The historic exploration completed to date on the Project provides the Company with a significant understanding of the deposit formation, and plans are now underway to proceed with the further advancement of the work previously completed on the Project by De Beers via the recommended drilling and bulk sampling work programmes as outlined in the current NI43-101 Report.  These initial efforts are aimed at determining the full potential of the Project and providing for the subsequent preparation of an updated  NI43-101 Report which would include additional resources in other areas of interest not yet quantified and the incorporation of updated values for the diamonds which, in the current NI43-101 Report, are based on diamond market pricing from 2005.  These near-term efforts and programmes will then allow the Company to identify and target areas for the more extensive planned and recommended move to near-term trial-mining exercises and to undertake the Company’s future long-term production planning for the Project.

About Diamcor Mining Inc:

Diamcor Mining Inc. is a fully reporting publically traded junior diamond mining company which is listed on the TSX Venture Exchange under the symbol V.DMI.  The Company has well established operational and production history in South Africa, and extensive experience supplying rough diamonds to the world market.  Rather than exposing itself to the high-risks and costs associated with Kimberlite exploration, the Company’s focus is on the identification, acquisition, and operation of quality near-term production based diamond projects within South Africa.  For further information on the above acquisition, see the Company’s news releases of May 26, 2008, December 22, 2008, March 2, 2010, March 31, 2010, July 30, 2010, September 7, 2010, and October 13, 2010 which are all available on SEDAR under the Company’s profile, or on the Company’s website at www.diamcormining.com.

On behalf of the Board of Directors

Mr.

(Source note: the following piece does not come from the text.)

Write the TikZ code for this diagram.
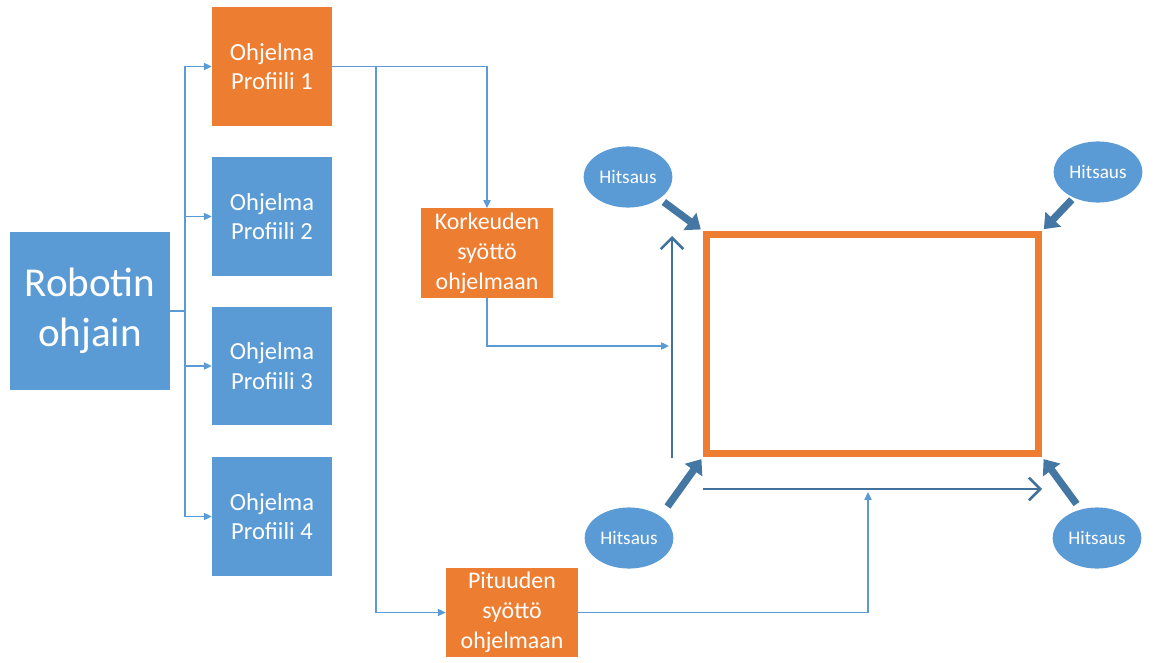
\documentclass[tikz,border=0pt]{standalone}
\usepackage{fontspec}
\setmainfont{Carlito}
\usepackage{pgf,tikz}
\usetikzlibrary{arrows.meta}
\usetikzlibrary{calc}
\usetikzlibrary{shapes.geometric}
\definecolor{boxblue}{HTML}{5B9BD5}
\definecolor{boxorange}{HTML}{ED7D31}
\definecolor{darkblue}{HTML}{41719C}
\begin{document}
\begin{tikzpicture}[x=0.0265cm, y=-0.0265cm,
  box/.style={fill=boxblue, text=white, align=center, inner sep=0pt,
    font=\fontsize{18.5}{22.5}\selectfont},
  prog/.style={box, minimum width=3.18cm, minimum height=3.15cm},
  feed/.style={box, fill=boxorange, minimum width=3.5cm, minimum height=2.37cm,
    font=\fontsize{18}{22.5}\selectfont},
  weld/.style={ellipse, fill=boxblue, text=white, minimum width=2.35cm,
    minimum height=1.62cm, inner sep=0pt, font=\fontsize{14.5}{16}\selectfont},
  conn/.style={boxblue, line width=0.9pt, -{Triangle[length=6pt, width=5.5pt]}},
  bigarrow/.style={darkblue, line width=1.9pt,
    -{Straight Barb[length=0.3cm, width=0.6cm, line width=1.9pt]}},
  push/.style={darkblue!85!boxblue, line width=5.5pt, shorten <=2pt, shorten >=2pt,
    -{Triangle[length=0.36cm, width=0.55cm]}}]
\useasboundingbox (0,0) rectangle (1155,662);
% controller and the four programs
\node[box, minimum width=4.24cm, minimum height=4.19cm,
  font=\fontsize{31}{37.5}\selectfont] (robot) at (90,311) {Robotin\\ohjain};
\node[prog, fill=boxorange] (p1) at (272,66.5) {Ohjelma\\Profiili 1};
\node[prog] (p2) at (272,216.5) {Ohjelma\\Profiili 2};
\node[prog] (p3) at (272,366) {Ohjelma\\Profiili 3};
\node[prog] (p4) at (272,516.5) {Ohjelma\\Profiili 4};
\coordinate (trunk) at (185,311);
\draw[boxblue, line width=0.9pt] (robot.east) -- (trunk);
\foreach \i in {1,2,3,4}
\draw[conn] (trunk) |- (p\i.west);
% height and length input
\node[feed] (height) at (487,253) {Korkeuden\\syöttö\\ohjelmaan};
\node[feed] (length) at (512,612.5) {Pituuden\\syöttö\\ohjelmaan};
\coordinate (split) at (376,66.5);
\draw[conn] (p1.east) -| (height.north);
\draw[conn] (split) |- (length.west);
% workpiece
\node[draw=boxorange, line width=5.3pt, minimum width=8.8cm, minimum height=5.8cm,
  inner sep=0pt] (frame) at (872.5,344) {};
\coordinate (vbot) at (672,458);
\coordinate (vtop) at (672,236);
\coordinate (hleft) at (703,489);
\coordinate (hright) at (1042,489);
\draw[bigarrow] (vbot) -- (vtop);
\draw[bigarrow] (hleft) -- (hright);
\coordinate (vin) at (669,346);
\coordinate (hin) at (868,492);
\draw[conn] (height.south) |- (vin);
\draw[conn] (length.east) -| (hin);
% welding points
\node[weld] (h1) at (628,177) {Hitsaus};
\node[weld] (h2) at (1098,172) {Hitsaus};
\node[weld] (h3) at (629,538) {Hitsaus};
\node[weld] (h4) at (1097,538) {Hitsaus};
\draw[push, shorten <=4pt] (h1.south east) -- (frame.north west);
\draw[push] (h2) -- (frame.north east);
\draw[push, shorten <=9pt] (h3.north east) -- (frame.south west);
\draw[push, shorten <=5pt] (h4.120) -- (frame.south east);
\end{tikzpicture}
\end{document}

Dean H. Taylor
President & CEO
Diamcor Mining Inc.

Phone:  (250) 864-3326
Website: www.diamcormining.com

This press release contains certain forward-looking statements.  While these forward-looking statements represent our best current judgement, they are subject to a variety of risks and uncertainties that are beyond the Company’s ability to control or predict and which could cause actual events or results to differ materially from those anticipated in such forward-looking statements.  Further, the Company expressly disclaims any obligation to update any forward looking statements.  Accordingly, readers should not place undue reliance on forward-looking statements.  This news release is not for dissemination in the United States, to “U.S. Persons” or to United States of America news services.


Neither TSX Venture Exchange nor its Regulation Services Provider (as that term is defined in policies of the TSX Venture Exchange) accepts responsibility for the adequacy or accuracy of this release.